The bridge removal sent a cry of agony through the former slaves, Roberts said, and many tried to swim across the creek to continue their pursuit of the Union troops.

Roberts read the remarks of a Union soldier who saw the calamity unfold.

“There were many ignorant, simple souls to whom it was literally preferable to die free rather than to live as slaves. As for the men, women, children and elderly who did not reach the other side of the bank, they were gathered up by (Gen. Joseph) Wheeler’s Cavalry and returned to slavery.”

Roberts said, according to Delaney’s historical account, Davis’ decision to remove the bridge had Sherman’s approval.

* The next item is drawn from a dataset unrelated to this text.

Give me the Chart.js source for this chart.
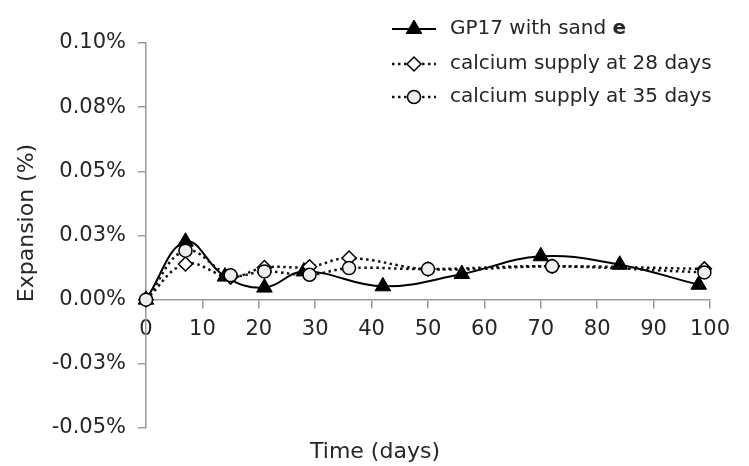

“The Ebenzer Creek Calamity — that’s what I call it — was the saddest moment in Sherman’s ‘March to the Sea.’ Those 600 slaves trusted Sherman’s army. They saw Sherman’s army as their ticket to freedom and they were horribly double-crossed,” he said. “The fact of the matter is that Sherman did not want to be impeded by those free slaves and Jefferson C. Davis made sure that he was not impeded by those free slaves.

“From Sherman’s standpoint, there really was no big deal about the Ebenezer Creek Calamity because he said, and I quote, ‘Jefferson C. Davis has acted honorably. He was strictly a soldier and doubtless hated to have his wagons and columns encumbered by these fallen Negroes for whom we all felt sympathy.’”

Roberts said Sherman’s primary concern was to get his troops to Savannah before their food ran out.

The fallen will be remembered at a Feb. 22 wreath-laying ceremony at the cemetery new near New Ebenezer Retreat Center. The fourth annual event will start at 2 p.m.

“I wish you could have seen this place before compared to what it is now,” Lloyd said. “We moved out large stumps and picked up a lot of debris. We still have more to do but we will finish it in the next couple months.”

Lloyd envisions a park-like setting at the site eventually. Donations are being accepted for a center monument, benches and a gate.

“I’m excited about the amount of work that we’ve done and the people who have come out to help,” he said. 

With the aid of some NAACP members, the Master Gardeners intend to add native plants, flowering trees and shrubs. They also plan to keep it free of overgrowth.

The addition of a monument, benches and gate will need approval of church trustees, who have have been very supportive of Lloyd’s efforts to this point.

“The church has been cooperative and we appreciate them for that,” Lloyd said.